К Шаляпину в театре было особое отношение. Его любили все — от ведущих артистов до рабочих сцены. Проходя за кулисы, он здоровался, спрашивал, как здоровье, как домашние. В спектаклях, где он участвовал, всегда ощущалась какая-то взволнованность, праздничность. Мы с любопытством смотрели на Шаляпина, следили за его появлением.
Однажды, помню, был такой случай. Шел спектакль «Борис Годунов», завершавшийся тогда не знаменитой «Сценой под Кромами», а смертью царя. Эта сцена всегда ужасала меня: на троне мечется умирающий Борис, а все пространство его палат заполняют одетые в черные балахоны схимники со свечами в руках. Они медленно расползаются по сцене (горящее пламя свечей, колеблясь, освещает их суровые лица) и бесстрастными голосами начинают отпевать еще не умершего царя.
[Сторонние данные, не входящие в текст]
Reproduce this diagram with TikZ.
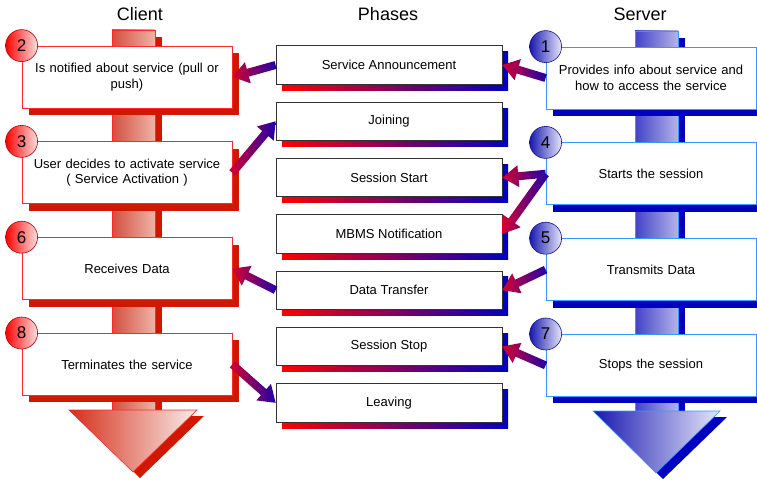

Дети, одетые в черное, также выходили вместе со взрослыми и пели в общем хоре. В тот день в ожидании своего выхода мы столпились за кулисами около хормейстера У. И. Авранека, который, взобравшись на стул и заглядывая в дырку в кулисе, следил за рукой дирижера, чтобы не пропустить нашего выхода.
Неожиданно рядом с Авранеком появился Федор Иванович Шаляпин. Величественный, могучий, он возвышался над всеми, как скала. Авранек на стуле был вровень с ним, стоящим на полу. Улыбаясь, Шаляпин говорил хормейстеру что-то ласковое, добродушное, как вдруг в начале какой-то фразы, недоговорив слово, бросился в сторону и судорожно схватился за грудь. Лицо его исказилось и побледнело, глаза широко раскрылись, выкатываясь из орбит, волосы взъерошились, и взгляд стал безумным. С хриплым криком: «Чур меня... Чур меня...» — Шаляпин метнулся на сцену, смертельно напугав весь детский хор. Мы отпрянули назад, разбежались кто куда, и Авранеку стоило большого труда собрать нас и дать нужный тон для вступления.
Только позже я понял, что это было мгновение замечательного актерского перевоплощения великого певца перед выходом на сцену, его глубокое проникновение в образ. Даже разговаривая с хормейстером, он уже был далеко от него — в судьбе своего героя. Часто выступая без грима, пел так, что всем казалось, будто Шаляпин поет в гриме и сценическом одеянии, настолько достоверным было его пение, его актерская игра. Видимо, главное было в голосе, в неповторимой вокальной фразе, скульптурно выразительной и емкой, несшей в себе высшее художественное начало.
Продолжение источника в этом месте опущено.